:: Exercise details ::
Produce word for word the lines of the data below running from the one that has "Clone this chart in Plotly." to the one that has "y_ticks = [0, 0.2, 0.4, 0.6, 0.8, 1.0]", inclusive, and no others.

:: Supplied data ::
───
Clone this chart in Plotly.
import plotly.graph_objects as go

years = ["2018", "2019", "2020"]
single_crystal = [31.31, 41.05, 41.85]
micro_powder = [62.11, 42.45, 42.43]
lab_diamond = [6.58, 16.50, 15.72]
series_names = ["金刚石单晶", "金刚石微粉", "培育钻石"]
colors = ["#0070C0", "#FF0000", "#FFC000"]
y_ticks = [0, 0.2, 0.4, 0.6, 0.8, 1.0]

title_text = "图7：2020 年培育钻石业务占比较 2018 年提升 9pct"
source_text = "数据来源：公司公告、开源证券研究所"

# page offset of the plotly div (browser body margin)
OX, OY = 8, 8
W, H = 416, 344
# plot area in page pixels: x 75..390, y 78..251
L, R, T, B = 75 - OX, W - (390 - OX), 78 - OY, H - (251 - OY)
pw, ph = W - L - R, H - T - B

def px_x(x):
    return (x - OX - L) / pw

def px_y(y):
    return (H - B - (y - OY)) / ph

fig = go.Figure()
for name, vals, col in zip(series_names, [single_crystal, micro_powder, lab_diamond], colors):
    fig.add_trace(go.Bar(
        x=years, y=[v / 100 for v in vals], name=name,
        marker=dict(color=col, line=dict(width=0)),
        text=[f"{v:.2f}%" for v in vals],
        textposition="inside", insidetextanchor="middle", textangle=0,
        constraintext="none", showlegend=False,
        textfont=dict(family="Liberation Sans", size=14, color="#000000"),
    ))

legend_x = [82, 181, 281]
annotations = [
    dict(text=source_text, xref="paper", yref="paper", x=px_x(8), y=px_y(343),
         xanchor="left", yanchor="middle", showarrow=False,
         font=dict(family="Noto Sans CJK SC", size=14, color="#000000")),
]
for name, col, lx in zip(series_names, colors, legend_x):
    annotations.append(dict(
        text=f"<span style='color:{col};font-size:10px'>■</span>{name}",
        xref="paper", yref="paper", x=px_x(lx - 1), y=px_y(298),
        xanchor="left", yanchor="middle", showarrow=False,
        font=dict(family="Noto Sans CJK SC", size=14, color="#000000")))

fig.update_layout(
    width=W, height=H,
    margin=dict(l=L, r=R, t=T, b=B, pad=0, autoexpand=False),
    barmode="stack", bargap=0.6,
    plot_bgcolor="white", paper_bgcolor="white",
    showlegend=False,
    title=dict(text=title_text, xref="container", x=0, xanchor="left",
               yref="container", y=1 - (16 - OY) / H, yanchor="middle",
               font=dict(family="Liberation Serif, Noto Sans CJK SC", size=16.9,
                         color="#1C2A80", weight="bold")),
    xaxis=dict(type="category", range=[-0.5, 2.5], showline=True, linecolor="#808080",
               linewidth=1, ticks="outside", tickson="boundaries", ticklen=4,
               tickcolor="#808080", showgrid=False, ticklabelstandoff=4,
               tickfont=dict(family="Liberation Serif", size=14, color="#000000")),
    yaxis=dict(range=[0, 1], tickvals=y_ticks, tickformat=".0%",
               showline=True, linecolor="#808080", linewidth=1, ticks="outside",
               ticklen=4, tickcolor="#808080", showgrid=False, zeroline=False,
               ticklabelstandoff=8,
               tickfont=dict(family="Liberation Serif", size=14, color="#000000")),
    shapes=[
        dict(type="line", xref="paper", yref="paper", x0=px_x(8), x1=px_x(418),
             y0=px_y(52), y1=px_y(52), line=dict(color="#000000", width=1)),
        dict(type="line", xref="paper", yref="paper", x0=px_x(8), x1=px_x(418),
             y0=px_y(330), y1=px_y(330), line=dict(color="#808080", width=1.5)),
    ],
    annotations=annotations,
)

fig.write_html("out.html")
───
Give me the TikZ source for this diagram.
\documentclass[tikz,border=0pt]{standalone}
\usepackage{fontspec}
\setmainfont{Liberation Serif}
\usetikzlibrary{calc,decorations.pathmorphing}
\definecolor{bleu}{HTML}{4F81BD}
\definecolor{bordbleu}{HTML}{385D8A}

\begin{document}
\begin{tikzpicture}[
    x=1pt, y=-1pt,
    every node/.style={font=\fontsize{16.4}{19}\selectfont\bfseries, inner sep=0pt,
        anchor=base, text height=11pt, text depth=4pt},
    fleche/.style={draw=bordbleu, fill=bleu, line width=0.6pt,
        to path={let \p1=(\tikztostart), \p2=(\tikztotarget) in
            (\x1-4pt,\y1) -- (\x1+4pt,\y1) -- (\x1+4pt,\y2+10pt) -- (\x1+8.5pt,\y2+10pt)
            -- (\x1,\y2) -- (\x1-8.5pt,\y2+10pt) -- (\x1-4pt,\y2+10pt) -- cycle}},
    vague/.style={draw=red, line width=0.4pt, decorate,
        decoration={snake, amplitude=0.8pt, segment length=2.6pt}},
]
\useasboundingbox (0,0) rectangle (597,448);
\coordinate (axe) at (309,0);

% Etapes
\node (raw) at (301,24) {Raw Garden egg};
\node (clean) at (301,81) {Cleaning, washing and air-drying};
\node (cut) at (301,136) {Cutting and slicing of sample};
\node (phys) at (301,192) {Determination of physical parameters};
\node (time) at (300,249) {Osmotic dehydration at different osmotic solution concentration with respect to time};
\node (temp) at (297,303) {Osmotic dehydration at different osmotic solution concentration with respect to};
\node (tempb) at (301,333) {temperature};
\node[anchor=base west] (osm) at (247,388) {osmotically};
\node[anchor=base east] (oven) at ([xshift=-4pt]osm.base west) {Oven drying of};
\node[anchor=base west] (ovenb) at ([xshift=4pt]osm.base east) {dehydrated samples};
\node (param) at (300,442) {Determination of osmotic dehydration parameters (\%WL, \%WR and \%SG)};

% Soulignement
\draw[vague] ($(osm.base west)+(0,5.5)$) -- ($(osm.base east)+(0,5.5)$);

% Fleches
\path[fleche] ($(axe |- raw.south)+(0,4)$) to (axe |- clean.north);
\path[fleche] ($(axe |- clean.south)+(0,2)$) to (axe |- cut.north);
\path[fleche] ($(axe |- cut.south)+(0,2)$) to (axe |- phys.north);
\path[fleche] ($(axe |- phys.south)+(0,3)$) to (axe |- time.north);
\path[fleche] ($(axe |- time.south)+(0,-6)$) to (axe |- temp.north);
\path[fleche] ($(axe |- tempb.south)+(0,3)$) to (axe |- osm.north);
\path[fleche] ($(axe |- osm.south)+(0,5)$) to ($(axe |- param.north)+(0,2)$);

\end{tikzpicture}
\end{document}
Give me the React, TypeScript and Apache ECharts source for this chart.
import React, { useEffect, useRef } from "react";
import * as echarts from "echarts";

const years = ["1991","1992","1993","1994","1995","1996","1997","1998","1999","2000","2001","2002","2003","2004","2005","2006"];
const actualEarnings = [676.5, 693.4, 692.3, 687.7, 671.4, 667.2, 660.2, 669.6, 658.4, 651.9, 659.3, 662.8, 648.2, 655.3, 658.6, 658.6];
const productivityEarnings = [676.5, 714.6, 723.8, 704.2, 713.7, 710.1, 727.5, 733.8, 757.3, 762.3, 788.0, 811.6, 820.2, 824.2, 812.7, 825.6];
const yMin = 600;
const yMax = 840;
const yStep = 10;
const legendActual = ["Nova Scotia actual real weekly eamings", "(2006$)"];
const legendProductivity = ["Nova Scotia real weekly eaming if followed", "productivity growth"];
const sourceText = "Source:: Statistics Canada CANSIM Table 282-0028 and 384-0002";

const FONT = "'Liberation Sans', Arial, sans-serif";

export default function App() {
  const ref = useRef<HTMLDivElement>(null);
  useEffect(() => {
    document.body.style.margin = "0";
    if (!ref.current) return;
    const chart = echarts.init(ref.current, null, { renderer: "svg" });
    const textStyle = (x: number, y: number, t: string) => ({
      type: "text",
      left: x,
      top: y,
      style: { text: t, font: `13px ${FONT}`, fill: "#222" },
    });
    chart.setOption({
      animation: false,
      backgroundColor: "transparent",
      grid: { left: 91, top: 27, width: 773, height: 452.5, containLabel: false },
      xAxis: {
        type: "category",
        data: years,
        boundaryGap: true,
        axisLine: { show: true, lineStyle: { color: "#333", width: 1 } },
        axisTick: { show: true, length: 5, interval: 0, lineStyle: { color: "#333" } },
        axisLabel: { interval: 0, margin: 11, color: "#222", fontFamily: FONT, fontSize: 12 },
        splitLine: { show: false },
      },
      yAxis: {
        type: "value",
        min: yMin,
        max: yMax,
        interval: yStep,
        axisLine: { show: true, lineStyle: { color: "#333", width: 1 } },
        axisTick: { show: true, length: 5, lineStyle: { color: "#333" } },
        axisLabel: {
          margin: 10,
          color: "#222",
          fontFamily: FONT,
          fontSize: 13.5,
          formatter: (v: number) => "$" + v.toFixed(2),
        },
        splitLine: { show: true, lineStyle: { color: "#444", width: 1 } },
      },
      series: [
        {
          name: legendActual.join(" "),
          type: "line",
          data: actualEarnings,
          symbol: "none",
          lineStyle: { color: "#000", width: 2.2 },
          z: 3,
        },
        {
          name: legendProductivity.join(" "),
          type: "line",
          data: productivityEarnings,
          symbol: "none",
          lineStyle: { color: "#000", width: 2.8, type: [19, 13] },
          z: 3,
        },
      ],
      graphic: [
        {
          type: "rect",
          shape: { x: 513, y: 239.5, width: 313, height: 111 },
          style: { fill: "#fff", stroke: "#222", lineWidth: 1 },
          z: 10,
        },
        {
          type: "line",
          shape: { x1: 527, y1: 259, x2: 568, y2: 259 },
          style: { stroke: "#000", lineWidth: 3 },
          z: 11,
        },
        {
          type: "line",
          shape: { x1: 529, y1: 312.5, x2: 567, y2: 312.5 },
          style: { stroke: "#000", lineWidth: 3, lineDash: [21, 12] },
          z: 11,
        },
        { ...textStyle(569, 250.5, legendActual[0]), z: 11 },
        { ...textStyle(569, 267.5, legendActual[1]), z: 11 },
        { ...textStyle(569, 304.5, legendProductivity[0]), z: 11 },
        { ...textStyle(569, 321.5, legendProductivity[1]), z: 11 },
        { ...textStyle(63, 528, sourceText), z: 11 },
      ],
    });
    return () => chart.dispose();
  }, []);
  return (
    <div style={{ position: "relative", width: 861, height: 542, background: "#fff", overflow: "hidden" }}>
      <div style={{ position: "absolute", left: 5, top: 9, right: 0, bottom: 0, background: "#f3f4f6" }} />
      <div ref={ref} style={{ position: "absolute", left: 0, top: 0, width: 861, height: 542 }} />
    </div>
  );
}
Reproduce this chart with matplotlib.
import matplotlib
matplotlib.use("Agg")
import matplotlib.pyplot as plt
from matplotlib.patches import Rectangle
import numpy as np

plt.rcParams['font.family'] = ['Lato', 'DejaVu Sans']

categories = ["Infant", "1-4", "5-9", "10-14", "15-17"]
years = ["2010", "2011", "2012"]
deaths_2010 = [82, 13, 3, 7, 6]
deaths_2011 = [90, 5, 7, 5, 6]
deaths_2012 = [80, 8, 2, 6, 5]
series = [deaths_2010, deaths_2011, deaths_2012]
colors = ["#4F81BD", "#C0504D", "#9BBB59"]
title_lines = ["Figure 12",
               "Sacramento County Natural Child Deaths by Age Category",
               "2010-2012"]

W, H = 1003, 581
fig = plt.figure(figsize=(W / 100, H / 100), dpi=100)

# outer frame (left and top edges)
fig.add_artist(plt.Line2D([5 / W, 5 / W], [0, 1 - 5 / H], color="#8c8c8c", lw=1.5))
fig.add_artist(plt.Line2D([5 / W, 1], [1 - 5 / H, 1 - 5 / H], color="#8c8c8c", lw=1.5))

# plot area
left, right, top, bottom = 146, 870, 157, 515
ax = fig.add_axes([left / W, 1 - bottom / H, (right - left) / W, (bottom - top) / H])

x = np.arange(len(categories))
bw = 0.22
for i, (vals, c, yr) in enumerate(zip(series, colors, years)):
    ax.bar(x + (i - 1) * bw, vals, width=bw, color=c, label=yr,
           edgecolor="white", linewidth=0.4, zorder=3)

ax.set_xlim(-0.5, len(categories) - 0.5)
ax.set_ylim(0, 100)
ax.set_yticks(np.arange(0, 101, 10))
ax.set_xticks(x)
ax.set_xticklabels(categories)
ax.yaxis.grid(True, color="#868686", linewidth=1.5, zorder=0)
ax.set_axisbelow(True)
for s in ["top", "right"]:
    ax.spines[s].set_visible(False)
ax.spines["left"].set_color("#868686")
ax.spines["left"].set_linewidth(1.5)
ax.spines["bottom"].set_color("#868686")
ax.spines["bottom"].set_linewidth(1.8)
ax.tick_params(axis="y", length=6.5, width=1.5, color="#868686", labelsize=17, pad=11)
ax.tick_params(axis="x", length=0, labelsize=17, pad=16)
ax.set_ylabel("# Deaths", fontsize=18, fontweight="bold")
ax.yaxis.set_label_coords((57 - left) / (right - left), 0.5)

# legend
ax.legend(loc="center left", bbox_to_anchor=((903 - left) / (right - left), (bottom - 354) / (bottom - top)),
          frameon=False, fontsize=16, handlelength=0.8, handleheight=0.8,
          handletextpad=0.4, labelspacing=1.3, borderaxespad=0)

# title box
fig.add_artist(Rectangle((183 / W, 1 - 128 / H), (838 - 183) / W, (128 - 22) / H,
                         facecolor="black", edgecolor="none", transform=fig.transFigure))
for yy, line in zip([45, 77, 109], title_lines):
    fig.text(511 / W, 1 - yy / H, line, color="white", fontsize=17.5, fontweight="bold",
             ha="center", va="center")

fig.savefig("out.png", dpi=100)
───
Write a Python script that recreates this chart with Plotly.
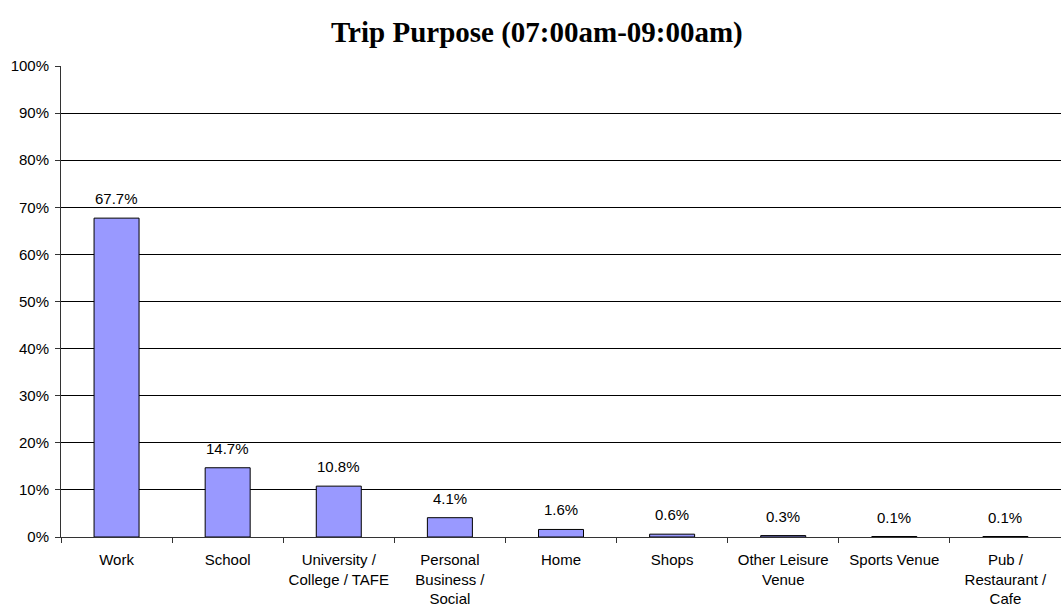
───
:: Task response ::
Clone this chart in Plotly.
import plotly.graph_objects as go

years = ["2018", "2019", "2020"]
single_crystal = [31.31, 41.05, 41.85]
micro_powder = [62.11, 42.45, 42.43]
lab_diamond = [6.58, 16.50, 15.72]
series_names = ["金刚石单晶", "金刚石微粉", "培育钻石"]
colors = ["#0070C0", "#FF0000", "#FFC000"]
y_ticks = [0, 0.2, 0.4, 0.6, 0.8, 1.0]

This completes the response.